A proposta teoricista de transformar todos os militantes em cientistas, para a glória do princípio da superação da divisão do trabalho aplicado de modo não realista ainda no capitalismo, termina causando o seu isolamento da luta política, eliminando, assim, os melhores estímulos e focos de atenção trazidos pela luta de classes e as informações recolhidas pelos agentes proletários capazes de desafiar de fato a ciência e, assim, auxiliar no desenvolvimento do marxismo, pois os tornam alheios ao debate dos temas de fato decisivos para a compreensão e a transformação da realidade. Resta, então, aos teoricistas uma reflexão isolada do mundo que ganha contornos cada vez mais abstratos, transformando a reflexão marxista em contínua exegese dos textos clássicos, que se expressa em diversos tipos de textos que tendem a repetir a doutrina e eliminar o cotejamento dos conceitos com a empiria. Numa tentativa de esclarecimento infinita que não esclarece o fundamental, a não ser aspectos filológicos, pois nunca foca nos principais problemas postos pelo movimento político. Levando à paradoxal situação nas quais uma montanha de erudição vai parir a negação da abordagem científica das conjunturas e uma grande dificuldade na análise dos caminhos táticos necessários, abrindo espaço para a repetição autossuficiente de todos os erros táticos anteriores ao leninismo, que é tomado como o principal adversário, pois se presente nele a superação do praticismo e do teoricismo. A teoria da transição se transforma numa espécie de Santo Graal, uma futurologia na qual se deseja antecipar cada momento concreto de transições que poderão ou não ocorrer em diversos países, com cultura específicas e vias particulares de desenvolvimento capitalista.
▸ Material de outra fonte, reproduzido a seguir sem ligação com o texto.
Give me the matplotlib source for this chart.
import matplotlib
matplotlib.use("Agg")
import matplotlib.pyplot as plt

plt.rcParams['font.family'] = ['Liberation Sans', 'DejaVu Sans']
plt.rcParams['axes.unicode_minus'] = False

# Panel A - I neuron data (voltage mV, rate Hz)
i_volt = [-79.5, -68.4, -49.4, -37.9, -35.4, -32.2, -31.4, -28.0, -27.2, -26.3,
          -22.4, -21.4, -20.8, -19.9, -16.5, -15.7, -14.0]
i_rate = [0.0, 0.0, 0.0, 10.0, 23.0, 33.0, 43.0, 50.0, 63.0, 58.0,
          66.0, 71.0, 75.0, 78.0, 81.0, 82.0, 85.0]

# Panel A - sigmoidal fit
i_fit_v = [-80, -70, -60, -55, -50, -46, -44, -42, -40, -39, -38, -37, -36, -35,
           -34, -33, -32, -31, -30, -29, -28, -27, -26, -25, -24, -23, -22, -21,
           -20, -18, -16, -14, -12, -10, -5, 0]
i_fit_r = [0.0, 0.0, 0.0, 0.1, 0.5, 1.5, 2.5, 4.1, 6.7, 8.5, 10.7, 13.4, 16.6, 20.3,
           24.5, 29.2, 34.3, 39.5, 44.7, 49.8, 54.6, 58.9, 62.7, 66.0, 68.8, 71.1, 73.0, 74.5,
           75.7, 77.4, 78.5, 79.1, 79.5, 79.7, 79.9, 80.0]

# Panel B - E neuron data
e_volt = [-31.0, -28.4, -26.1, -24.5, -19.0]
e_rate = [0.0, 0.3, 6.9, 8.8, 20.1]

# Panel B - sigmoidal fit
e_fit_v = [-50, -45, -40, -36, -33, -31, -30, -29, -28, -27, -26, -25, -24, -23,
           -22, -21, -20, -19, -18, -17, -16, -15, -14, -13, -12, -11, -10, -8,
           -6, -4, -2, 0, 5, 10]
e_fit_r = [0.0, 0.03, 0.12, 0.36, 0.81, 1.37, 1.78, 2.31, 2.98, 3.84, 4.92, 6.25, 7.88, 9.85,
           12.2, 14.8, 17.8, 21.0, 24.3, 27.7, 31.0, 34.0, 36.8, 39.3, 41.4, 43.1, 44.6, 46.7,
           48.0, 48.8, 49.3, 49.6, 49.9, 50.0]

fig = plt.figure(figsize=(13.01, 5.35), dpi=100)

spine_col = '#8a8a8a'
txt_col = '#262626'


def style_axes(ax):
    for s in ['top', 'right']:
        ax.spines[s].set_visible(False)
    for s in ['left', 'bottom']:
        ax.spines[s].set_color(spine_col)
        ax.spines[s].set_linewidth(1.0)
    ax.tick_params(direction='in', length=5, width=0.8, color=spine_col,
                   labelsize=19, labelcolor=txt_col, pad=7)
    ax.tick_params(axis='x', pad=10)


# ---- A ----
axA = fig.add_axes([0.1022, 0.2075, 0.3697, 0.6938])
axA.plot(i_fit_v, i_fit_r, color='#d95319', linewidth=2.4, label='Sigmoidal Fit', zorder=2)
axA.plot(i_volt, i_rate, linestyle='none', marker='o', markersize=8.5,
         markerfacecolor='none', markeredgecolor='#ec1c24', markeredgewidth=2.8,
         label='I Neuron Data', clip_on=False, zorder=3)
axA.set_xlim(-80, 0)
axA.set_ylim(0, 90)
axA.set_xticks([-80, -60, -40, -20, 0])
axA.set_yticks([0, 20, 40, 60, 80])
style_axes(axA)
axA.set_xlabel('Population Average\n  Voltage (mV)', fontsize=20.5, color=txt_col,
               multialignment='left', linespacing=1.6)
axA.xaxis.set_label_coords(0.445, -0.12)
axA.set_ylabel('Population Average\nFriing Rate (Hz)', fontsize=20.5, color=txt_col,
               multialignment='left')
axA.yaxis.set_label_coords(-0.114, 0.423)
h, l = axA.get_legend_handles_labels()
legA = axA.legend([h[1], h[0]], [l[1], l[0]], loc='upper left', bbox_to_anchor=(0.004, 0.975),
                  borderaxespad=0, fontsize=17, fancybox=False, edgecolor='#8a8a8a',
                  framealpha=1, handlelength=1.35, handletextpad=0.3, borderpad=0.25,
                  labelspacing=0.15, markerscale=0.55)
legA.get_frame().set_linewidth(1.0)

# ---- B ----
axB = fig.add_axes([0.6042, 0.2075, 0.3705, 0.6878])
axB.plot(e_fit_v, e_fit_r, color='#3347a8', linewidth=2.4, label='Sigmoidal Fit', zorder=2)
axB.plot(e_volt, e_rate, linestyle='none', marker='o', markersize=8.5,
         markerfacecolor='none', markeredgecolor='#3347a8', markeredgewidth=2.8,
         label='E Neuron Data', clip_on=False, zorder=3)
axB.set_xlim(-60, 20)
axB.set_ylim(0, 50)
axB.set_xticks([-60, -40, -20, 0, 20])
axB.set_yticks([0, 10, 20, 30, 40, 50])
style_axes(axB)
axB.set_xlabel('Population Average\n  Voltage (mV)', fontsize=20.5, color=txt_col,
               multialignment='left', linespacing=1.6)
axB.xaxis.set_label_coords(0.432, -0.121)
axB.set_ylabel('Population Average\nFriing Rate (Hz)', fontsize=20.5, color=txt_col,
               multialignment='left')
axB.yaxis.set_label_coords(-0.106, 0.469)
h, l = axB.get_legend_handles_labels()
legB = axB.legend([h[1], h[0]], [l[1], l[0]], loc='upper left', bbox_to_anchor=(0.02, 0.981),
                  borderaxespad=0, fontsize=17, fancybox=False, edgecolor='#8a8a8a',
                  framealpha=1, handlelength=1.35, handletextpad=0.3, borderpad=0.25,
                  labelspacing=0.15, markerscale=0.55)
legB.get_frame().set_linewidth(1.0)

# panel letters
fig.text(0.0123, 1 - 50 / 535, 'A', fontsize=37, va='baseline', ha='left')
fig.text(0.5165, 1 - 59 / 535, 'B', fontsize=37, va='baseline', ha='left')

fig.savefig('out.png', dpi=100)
Não se pode duvidar da ética revolucionária dos teoricistas. Apenas desdobram com radicalidade um desvio teórico particular frequente entre os trabalhadores com funções científicas, que são tentados, como o são trabalhadores de outras categorias, a considerar suas condições particulares de trabalho e sua cultura corporativa como pressupostos do movimento político geral dos assalariados. Mas os resultados são trágicos. Por anular a intervenção política de um segmento importante dos intelectuais revolucionários, o teoricismo diminui os recursos científicos transferidos do meio acadêmico para a luta do proletariado, ajudando por omissão a consolidar o senso comum e a empobrecer o diagnóstico, a estratégia e a tática das instituições políticas do proletárias. Transforma-se em uma profecia que realiza a si mesma, pois leva muita água, por omissão, ao moinho do praticismo, da ação política irrefletida e ineficiente. Abre o flanco para o surgimento entre os intelectuais de um marxismo apenas defensivo, esquerdista, abstrato, displicente com as particularidades, incapaz de construir o momento superador da crítica ao capitalismo e, pior, desconfiado do próprio sujeito revolucionário. Fica faltando apenas um passo para transformar um marxismo distanciado da política numa apologia indireta da ordem do capital (na medida em que o momento negativo da crítica não é sucedido por um momento positivo, de superação) e numa simples senha para a ascensão acadêmica. "Os filósofos têm interpretado o mundo de diversas maneiras; é necessário transformá-lo" (K.Marx).